▸ **INSTRUCTIONS TO FOLLOW**
Print the listing as it stands, omitting all images.

▸ **DATA FOR THIS TASK**

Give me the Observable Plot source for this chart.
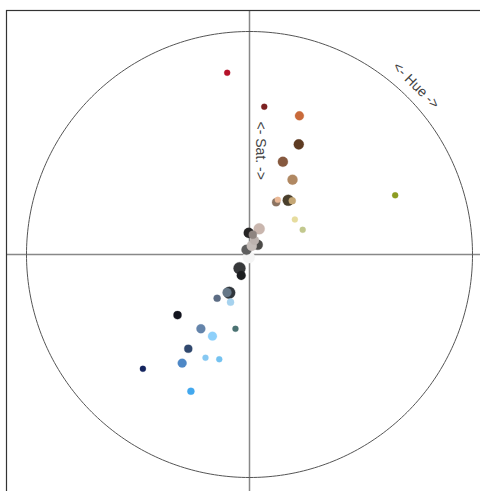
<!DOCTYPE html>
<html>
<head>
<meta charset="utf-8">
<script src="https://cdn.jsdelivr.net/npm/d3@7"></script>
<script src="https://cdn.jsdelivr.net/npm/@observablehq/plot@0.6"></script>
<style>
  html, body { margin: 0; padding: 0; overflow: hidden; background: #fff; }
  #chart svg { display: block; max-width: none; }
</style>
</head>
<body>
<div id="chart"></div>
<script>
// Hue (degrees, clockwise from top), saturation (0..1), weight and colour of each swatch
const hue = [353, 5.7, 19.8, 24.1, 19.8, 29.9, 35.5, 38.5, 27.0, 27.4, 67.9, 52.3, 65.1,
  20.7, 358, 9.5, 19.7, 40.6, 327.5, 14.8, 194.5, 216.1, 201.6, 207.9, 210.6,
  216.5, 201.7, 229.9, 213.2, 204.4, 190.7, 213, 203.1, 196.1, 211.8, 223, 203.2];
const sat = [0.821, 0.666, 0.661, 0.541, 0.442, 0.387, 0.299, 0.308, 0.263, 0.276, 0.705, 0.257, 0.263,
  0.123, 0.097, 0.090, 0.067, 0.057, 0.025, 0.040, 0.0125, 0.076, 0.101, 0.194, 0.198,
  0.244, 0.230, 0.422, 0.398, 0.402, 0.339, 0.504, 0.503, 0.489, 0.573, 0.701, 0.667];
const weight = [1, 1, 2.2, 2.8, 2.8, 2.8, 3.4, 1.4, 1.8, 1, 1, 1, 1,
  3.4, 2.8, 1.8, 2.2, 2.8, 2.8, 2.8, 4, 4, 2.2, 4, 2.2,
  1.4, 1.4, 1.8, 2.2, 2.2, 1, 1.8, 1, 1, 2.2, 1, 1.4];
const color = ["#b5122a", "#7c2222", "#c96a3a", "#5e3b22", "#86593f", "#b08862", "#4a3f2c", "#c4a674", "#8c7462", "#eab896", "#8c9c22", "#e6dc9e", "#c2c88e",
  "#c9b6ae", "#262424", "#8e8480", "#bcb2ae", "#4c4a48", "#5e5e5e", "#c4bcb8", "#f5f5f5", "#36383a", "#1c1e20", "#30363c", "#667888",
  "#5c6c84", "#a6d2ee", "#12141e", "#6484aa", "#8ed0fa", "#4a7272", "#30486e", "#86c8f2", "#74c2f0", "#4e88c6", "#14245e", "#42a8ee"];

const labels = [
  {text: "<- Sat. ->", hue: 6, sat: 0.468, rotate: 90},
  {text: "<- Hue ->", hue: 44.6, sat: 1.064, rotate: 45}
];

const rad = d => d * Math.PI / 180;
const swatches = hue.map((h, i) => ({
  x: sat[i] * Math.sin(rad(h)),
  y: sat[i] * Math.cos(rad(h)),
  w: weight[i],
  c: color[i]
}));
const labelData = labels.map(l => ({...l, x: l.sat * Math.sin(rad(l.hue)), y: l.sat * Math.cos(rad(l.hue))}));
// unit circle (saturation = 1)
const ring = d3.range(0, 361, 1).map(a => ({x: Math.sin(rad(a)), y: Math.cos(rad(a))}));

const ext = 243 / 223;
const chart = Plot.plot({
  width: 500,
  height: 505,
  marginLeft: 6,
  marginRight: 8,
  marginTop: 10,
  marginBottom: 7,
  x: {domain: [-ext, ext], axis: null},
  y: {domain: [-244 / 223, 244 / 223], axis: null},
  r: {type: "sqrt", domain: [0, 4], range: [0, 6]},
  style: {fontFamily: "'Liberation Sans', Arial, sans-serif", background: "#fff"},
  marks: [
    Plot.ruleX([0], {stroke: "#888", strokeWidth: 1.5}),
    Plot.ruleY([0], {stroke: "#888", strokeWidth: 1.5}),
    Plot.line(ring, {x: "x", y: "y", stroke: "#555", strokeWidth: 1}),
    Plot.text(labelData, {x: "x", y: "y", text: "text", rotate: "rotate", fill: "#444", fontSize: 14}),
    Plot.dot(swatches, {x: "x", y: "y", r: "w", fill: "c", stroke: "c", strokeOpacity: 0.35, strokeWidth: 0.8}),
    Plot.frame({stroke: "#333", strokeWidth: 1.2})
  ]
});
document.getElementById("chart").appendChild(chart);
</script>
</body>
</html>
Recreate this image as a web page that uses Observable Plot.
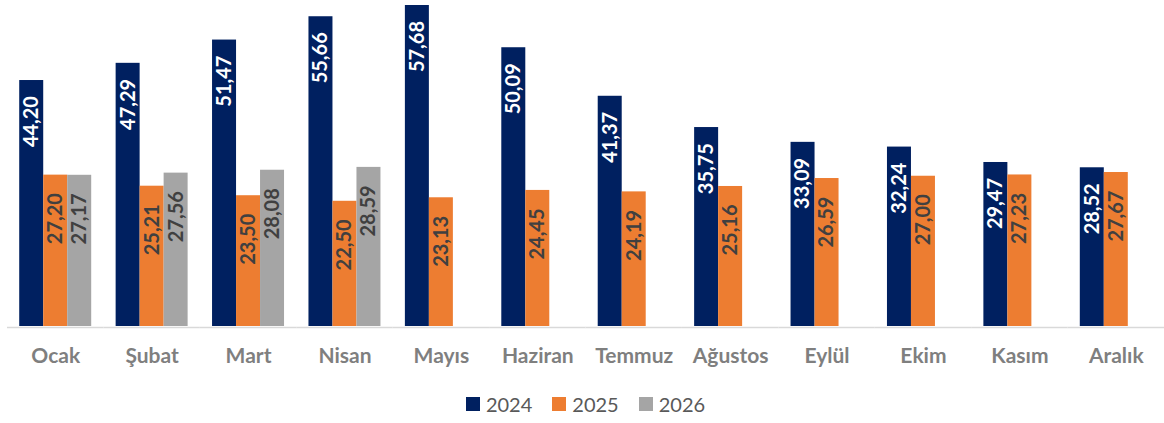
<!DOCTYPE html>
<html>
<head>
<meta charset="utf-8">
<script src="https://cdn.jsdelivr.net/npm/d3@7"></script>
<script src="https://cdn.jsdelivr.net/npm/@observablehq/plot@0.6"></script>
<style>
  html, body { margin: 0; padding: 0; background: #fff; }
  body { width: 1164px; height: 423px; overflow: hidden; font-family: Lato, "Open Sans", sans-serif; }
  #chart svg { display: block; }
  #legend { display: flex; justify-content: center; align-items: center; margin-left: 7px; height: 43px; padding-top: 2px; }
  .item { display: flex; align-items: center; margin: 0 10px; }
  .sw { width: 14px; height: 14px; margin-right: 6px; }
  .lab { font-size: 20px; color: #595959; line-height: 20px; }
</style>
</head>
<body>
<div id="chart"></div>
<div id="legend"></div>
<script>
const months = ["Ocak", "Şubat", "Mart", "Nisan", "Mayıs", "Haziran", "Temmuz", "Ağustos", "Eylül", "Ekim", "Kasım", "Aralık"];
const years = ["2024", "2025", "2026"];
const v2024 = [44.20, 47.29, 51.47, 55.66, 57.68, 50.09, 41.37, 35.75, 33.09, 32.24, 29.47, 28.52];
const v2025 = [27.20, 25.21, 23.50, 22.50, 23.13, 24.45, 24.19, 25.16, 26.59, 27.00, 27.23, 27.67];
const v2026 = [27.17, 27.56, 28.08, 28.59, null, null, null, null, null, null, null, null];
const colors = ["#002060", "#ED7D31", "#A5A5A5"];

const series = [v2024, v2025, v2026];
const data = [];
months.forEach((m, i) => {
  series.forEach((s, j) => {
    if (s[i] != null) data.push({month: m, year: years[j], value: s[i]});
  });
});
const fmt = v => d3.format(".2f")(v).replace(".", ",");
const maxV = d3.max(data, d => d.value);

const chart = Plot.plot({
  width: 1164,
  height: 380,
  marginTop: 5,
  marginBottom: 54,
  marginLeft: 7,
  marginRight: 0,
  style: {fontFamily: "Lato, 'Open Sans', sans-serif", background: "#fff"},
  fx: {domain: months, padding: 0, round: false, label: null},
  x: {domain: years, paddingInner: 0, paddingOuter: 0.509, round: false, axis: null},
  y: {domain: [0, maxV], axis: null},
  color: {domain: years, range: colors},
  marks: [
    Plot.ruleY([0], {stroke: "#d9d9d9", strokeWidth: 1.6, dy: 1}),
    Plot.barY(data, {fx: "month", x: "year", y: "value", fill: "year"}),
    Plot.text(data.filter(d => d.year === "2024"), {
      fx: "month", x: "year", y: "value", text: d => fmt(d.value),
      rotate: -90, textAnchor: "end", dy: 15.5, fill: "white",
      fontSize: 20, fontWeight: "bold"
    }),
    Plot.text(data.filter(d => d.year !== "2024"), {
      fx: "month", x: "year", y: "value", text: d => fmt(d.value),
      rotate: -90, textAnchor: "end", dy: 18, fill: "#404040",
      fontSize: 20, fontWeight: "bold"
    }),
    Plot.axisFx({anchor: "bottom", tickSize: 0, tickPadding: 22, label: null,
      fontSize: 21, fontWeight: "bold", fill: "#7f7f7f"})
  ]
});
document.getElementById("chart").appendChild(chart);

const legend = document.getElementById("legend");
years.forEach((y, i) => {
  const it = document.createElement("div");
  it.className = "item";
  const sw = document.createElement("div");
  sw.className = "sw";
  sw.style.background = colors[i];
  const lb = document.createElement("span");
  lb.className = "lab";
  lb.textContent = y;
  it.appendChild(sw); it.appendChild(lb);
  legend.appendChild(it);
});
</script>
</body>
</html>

▸ **SOLUTION**
Give me the Observable Plot source for this chart.
<!DOCTYPE html>
<html>
<head>
<meta charset="utf-8">
<script src="https://cdn.jsdelivr.net/npm/d3@7"></script>
<script src="https://cdn.jsdelivr.net/npm/@observablehq/plot@0.6"></script>
<style>
  html, body { margin: 0; padding: 0; overflow: hidden; background: #fff; }
  #chart svg { display: block; max-width: none; }
</style>
</head>
<body>
<div id="chart"></div>
<script>
// Hue (degrees, clockwise from top), saturation (0..1), weight and colour of each swatch
const hue = [353, 5.7, 19.8, 24.1, 19.8, 29.9, 35.5, 38.5, 27.0, 27.4, 67.9, 52.3, 65.1,
  20.7, 358, 9.5, 19.7, 40.6, 327.5, 14.8, 194.5, 216.1, 201.6, 207.9, 210.6,
  216.5, 201.7, 229.9, 213.2, 204.4, 190.7, 213, 203.1, 196.1, 211.8, 223, 203.2];
const sat = [0.821, 0.666, 0.661, 0.541, 0.442, 0.387, 0.299, 0.308, 0.263, 0.276, 0.705, 0.257, 0.263,
  0.123, 0.097, 0.090, 0.067, 0.057, 0.025, 0.040, 0.0125, 0.076, 0.101, 0.194, 0.198,
  0.244, 0.230, 0.422, 0.398, 0.402, 0.339, 0.504, 0.503, 0.489, 0.573, 0.701, 0.667];
const weight = [1, 1, 2.2, 2.8, 2.8, 2.8, 3.4, 1.4, 1.8, 1, 1, 1, 1,
  3.4, 2.8, 1.8, 2.2, 2.8, 2.8, 2.8, 4, 4, 2.2, 4, 2.2,
  1.4, 1.4, 1.8, 2.2, 2.2, 1, 1.8, 1, 1, 2.2, 1, 1.4];
const color = ["#b5122a", "#7c2222", "#c96a3a", "#5e3b22", "#86593f", "#b08862", "#4a3f2c", "#c4a674", "#8c7462", "#eab896", "#8c9c22", "#e6dc9e", "#c2c88e",
  "#c9b6ae", "#262424", "#8e8480", "#bcb2ae", "#4c4a48", "#5e5e5e", "#c4bcb8", "#f5f5f5", "#36383a", "#1c1e20", "#30363c", "#667888",
  "#5c6c84", "#a6d2ee", "#12141e", "#6484aa", "#8ed0fa", "#4a7272", "#30486e", "#86c8f2", "#74c2f0", "#4e88c6", "#14245e", "#42a8ee"];

const labels = [
  {text: "<- Sat. ->", hue: 6, sat: 0.468, rotate: 90},
  {text: "<- Hue ->", hue: 44.6, sat: 1.064, rotate: 45}
];

const rad = d => d * Math.PI / 180;
const swatches = hue.map((h, i) => ({
  x: sat[i] * Math.sin(rad(h)),
  y: sat[i] * Math.cos(rad(h)),
  w: weight[i],
  c: color[i]
}));
const labelData = labels.map(l => ({...l, x: l.sat * Math.sin(rad(l.hue)), y: l.sat * Math.cos(rad(l.hue))}));
// unit circle (saturation = 1)
const ring = d3.range(0, 361, 1).map(a => ({x: Math.sin(rad(a)), y: Math.cos(rad(a))}));

const ext = 243 / 223;
const chart = Plot.plot({
  width: 500,
  height: 505,
  marginLeft: 6,
  marginRight: 8,
  marginTop: 10,
  marginBottom: 7,
  x: {domain: [-ext, ext], axis: null},
  y: {domain: [-244 / 223, 244 / 223], axis: null},
  r: {type: "sqrt", domain: [0, 4], range: [0, 6]},
  style: {fontFamily: "'Liberation Sans', Arial, sans-serif", background: "#fff"},
  marks: [
    Plot.ruleX([0], {stroke: "#888", strokeWidth: 1.5}),
    Plot.ruleY([0], {stroke: "#888", strokeWidth: 1.5}),
    Plot.line(ring, {x: "x", y: "y", stroke: "#555", strokeWidth: 1}),
    Plot.text(labelData, {x: "x", y: "y", text: "text", rotate: "rotate", fill: "#444", fontSize: 14}),
    Plot.dot(swatches, {x: "x", y: "y", r: "w", fill: "c", stroke: "c", strokeOpacity: 0.35, strokeWidth: 0.8}),
    Plot.frame({stroke: "#333", strokeWidth: 1.2})
  ]
});
document.getElementById("chart").appendChild(chart);
</script>
</body>
</html>
Recreate this image as a web page that uses Observable Plot.
<!DOCTYPE html>
<html>
<head>
<meta charset="utf-8">
<script src="https://cdn.jsdelivr.net/npm/d3@7"></script>
<script src="https://cdn.jsdelivr.net/npm/@observablehq/plot@0.6"></script>
<style>
  html, body { margin: 0; padding: 0; background: #fff; }
  body { width: 1164px; height: 423px; overflow: hidden; font-family: Lato, "Open Sans", sans-serif; }
  #chart svg { display: block; }
  #legend { display: flex; justify-content: center; align-items: center; margin-left: 7px; height: 43px; padding-top: 2px; }
  .item { display: flex; align-items: center; margin: 0 10px; }
  .sw { width: 14px; height: 14px; margin-right: 6px; }
  .lab { font-size: 20px; color: #595959; line-height: 20px; }
</style>
</head>
<body>
<div id="chart"></div>
<div id="legend"></div>
<script>
const months = ["Ocak", "Şubat", "Mart", "Nisan", "Mayıs", "Haziran", "Temmuz", "Ağustos", "Eylül", "Ekim", "Kasım", "Aralık"];
const years = ["2024", "2025", "2026"];
const v2024 = [44.20, 47.29, 51.47, 55.66, 57.68, 50.09, 41.37, 35.75, 33.09, 32.24, 29.47, 28.52];
const v2025 = [27.20, 25.21, 23.50, 22.50, 23.13, 24.45, 24.19, 25.16, 26.59, 27.00, 27.23, 27.67];
const v2026 = [27.17, 27.56, 28.08, 28.59, null, null, null, null, null, null, null, null];
const colors = ["#002060", "#ED7D31", "#A5A5A5"];

const series = [v2024, v2025, v2026];
const data = [];
months.forEach((m, i) => {
  series.forEach((s, j) => {
    if (s[i] != null) data.push({month: m, year: years[j], value: s[i]});
  });
});
const fmt = v => d3.format(".2f")(v).replace(".", ",");
const maxV = d3.max(data, d => d.value);

const chart = Plot.plot({
  width: 1164,
  height: 380,
  marginTop: 5,
  marginBottom: 54,
  marginLeft: 7,
  marginRight: 0,
  style: {fontFamily: "Lato, 'Open Sans', sans-serif", background: "#fff"},
  fx: {domain: months, padding: 0, round: false, label: null},
  x: {domain: years, paddingInner: 0, paddingOuter: 0.509, round: false, axis: null},
  y: {domain: [0, maxV], axis: null},
  color: {domain: years, range: colors},
  marks: [
    Plot.ruleY([0], {stroke: "#d9d9d9", strokeWidth: 1.6, dy: 1}),
    Plot.barY(data, {fx: "month", x: "year", y: "value", fill: "year"}),
    Plot.text(data.filter(d => d.year === "2024"), {
      fx: "month", x: "year", y: "value", text: d => fmt(d.value),
      rotate: -90, textAnchor: "end", dy: 15.5, fill: "white",
      fontSize: 20, fontWeight: "bold"
    }),
    Plot.text(data.filter(d => d.year !== "2024"), {
      fx: "month", x: "year", y: "value", text: d => fmt(d.value),
      rotate: -90, textAnchor: "end", dy: 18, fill: "#404040",
      fontSize: 20, fontWeight: "bold"
    }),
    Plot.axisFx({anchor: "bottom", tickSize: 0, tickPadding: 22, label: null,
      fontSize: 21, fontWeight: "bold", fill: "#7f7f7f"})
  ]
});
document.getElementById("chart").appendChild(chart);

const legend = document.getElementById("legend");
years.forEach((y, i) => {
  const it = document.createElement("div");
  it.className = "item";
  const sw = document.createElement("div");
  sw.className = "sw";
  sw.style.background = colors[i];
  const lb = document.createElement("span");
  lb.className = "lab";
  lb.textContent = y;
  it.appendChild(sw); it.appendChild(lb);
  legend.appendChild(it);
});
</script>
</body>
</html>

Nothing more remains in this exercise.